Transcribe the material verbatim in full; the pictures do not belong in the copy.

## Start Data lines

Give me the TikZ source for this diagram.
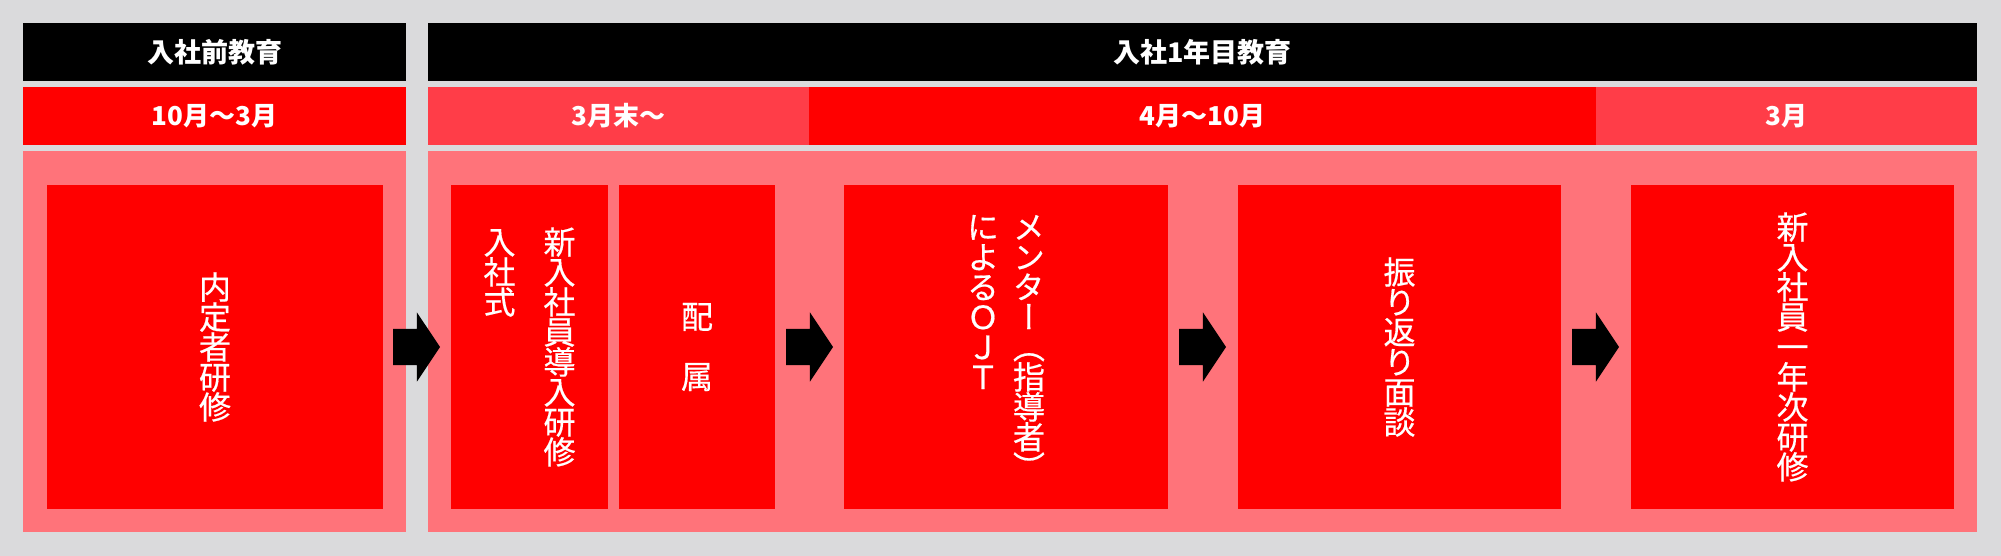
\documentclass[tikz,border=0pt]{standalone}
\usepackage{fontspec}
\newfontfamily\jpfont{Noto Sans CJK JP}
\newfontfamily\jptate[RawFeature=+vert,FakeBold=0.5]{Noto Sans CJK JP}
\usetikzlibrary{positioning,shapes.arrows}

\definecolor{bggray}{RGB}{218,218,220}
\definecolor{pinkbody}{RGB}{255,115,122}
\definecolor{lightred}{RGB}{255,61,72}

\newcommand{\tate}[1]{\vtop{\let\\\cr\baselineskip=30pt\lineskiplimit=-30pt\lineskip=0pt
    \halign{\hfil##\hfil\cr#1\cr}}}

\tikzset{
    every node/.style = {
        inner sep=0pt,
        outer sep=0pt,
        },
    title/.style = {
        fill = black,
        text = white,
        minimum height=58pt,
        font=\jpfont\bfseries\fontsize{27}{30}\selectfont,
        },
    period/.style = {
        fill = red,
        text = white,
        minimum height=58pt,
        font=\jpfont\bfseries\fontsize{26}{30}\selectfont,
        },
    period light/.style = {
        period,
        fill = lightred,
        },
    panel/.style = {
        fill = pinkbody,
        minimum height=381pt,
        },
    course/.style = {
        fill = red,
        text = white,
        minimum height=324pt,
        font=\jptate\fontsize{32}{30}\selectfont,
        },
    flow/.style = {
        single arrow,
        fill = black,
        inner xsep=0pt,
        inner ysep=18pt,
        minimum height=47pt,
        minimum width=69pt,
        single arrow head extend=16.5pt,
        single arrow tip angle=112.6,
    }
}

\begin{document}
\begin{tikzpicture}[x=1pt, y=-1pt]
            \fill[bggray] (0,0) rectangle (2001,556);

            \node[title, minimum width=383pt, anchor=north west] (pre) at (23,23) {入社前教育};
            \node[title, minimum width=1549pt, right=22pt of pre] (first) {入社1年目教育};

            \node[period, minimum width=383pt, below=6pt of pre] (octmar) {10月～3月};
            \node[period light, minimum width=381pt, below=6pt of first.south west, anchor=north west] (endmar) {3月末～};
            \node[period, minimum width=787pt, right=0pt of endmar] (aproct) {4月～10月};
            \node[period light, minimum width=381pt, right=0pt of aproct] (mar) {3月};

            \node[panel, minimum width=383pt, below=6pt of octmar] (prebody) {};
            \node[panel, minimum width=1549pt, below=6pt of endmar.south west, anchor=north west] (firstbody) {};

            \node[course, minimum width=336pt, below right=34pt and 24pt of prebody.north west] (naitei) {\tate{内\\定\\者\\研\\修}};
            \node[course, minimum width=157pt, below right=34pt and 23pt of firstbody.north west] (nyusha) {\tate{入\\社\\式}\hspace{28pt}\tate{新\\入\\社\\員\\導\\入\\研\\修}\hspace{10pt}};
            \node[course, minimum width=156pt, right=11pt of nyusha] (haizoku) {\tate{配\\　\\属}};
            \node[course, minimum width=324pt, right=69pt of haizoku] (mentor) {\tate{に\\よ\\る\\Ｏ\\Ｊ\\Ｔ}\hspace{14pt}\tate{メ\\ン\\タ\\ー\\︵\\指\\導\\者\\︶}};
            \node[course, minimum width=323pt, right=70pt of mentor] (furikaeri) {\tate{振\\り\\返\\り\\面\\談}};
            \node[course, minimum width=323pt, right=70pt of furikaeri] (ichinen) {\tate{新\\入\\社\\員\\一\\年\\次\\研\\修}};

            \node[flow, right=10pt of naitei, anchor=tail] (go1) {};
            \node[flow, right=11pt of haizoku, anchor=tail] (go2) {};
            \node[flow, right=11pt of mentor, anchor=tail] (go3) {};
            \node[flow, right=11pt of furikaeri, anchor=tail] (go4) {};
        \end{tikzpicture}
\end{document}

## End Data lines

### Complete response
Give me the TikZ source for this diagram.
\documentclass[tikz,border=0pt]{standalone}
\usepackage{fontspec}
\newfontfamily\jpfont{Noto Sans CJK JP}
\newfontfamily\jptate[RawFeature=+vert,FakeBold=0.5]{Noto Sans CJK JP}
\usetikzlibrary{positioning,shapes.arrows}

\definecolor{bggray}{RGB}{218,218,220}
\definecolor{pinkbody}{RGB}{255,115,122}
\definecolor{lightred}{RGB}{255,61,72}

\newcommand{\tate}[1]{\vtop{\let\\\cr\baselineskip=30pt\lineskiplimit=-30pt\lineskip=0pt
    \halign{\hfil##\hfil\cr#1\cr}}}

\tikzset{
    every node/.style = {
        inner sep=0pt,
        outer sep=0pt,
        },
    title/.style = {
        fill = black,
        text = white,
        minimum height=58pt,
        font=\jpfont\bfseries\fontsize{27}{30}\selectfont,
        },
    period/.style = {
        fill = red,
        text = white,
        minimum height=58pt,
        font=\jpfont\bfseries\fontsize{26}{30}\selectfont,
        },
    period light/.style = {
        period,
        fill = lightred,
        },
    panel/.style = {
        fill = pinkbody,
        minimum height=381pt,
        },
    course/.style = {
        fill = red,
        text = white,
        minimum height=324pt,
        font=\jptate\fontsize{32}{30}\selectfont,
        },
    flow/.style = {
        single arrow,
        fill = black,
        inner xsep=0pt,
        inner ysep=18pt,
        minimum height=47pt,
        minimum width=69pt,
        single arrow head extend=16.5pt,
        single arrow tip angle=112.6,
    }
}

\begin{document}
\begin{tikzpicture}[x=1pt, y=-1pt]
            \fill[bggray] (0,0) rectangle (2001,556);

            \node[title, minimum width=383pt, anchor=north west] (pre) at (23,23) {入社前教育};
            \node[title, minimum width=1549pt, right=22pt of pre] (first) {入社1年目教育};

            \node[period, minimum width=383pt, below=6pt of pre] (octmar) {10月～3月};
            \node[period light, minimum width=381pt, below=6pt of first.south west, anchor=north west] (endmar) {3月末～};
            \node[period, minimum width=787pt, right=0pt of endmar] (aproct) {4月～10月};
            \node[period light, minimum width=381pt, right=0pt of aproct] (mar) {3月};

            \node[panel, minimum width=383pt, below=6pt of octmar] (prebody) {};
            \node[panel, minimum width=1549pt, below=6pt of endmar.south west, anchor=north west] (firstbody) {};

            \node[course, minimum width=336pt, below right=34pt and 24pt of prebody.north west] (naitei) {\tate{内\\定\\者\\研\\修}};
            \node[course, minimum width=157pt, below right=34pt and 23pt of firstbody.north west] (nyusha) {\tate{入\\社\\式}\hspace{28pt}\tate{新\\入\\社\\員\\導\\入\\研\\修}\hspace{10pt}};
            \node[course, minimum width=156pt, right=11pt of nyusha] (haizoku) {\tate{配\\　\\属}};
            \node[course, minimum width=324pt, right=69pt of haizoku] (mentor) {\tate{に\\よ\\る\\Ｏ\\Ｊ\\Ｔ}\hspace{14pt}\tate{メ\\ン\\タ\\ー\\︵\\指\\導\\者\\︶}};
            \node[course, minimum width=323pt, right=70pt of mentor] (furikaeri) {\tate{振\\り\\返\\り\\面\\談}};
            \node[course, minimum width=323pt, right=70pt of furikaeri] (ichinen) {\tate{新\\入\\社\\員\\一\\年\\次\\研\\修}};

            \node[flow, right=10pt of naitei, anchor=tail] (go1) {};
            \node[flow, right=11pt of haizoku, anchor=tail] (go2) {};
            \node[flow, right=11pt of mentor, anchor=tail] (go3) {};
            \node[flow, right=11pt of furikaeri, anchor=tail] (go4) {};
        \end{tikzpicture}
\end{document}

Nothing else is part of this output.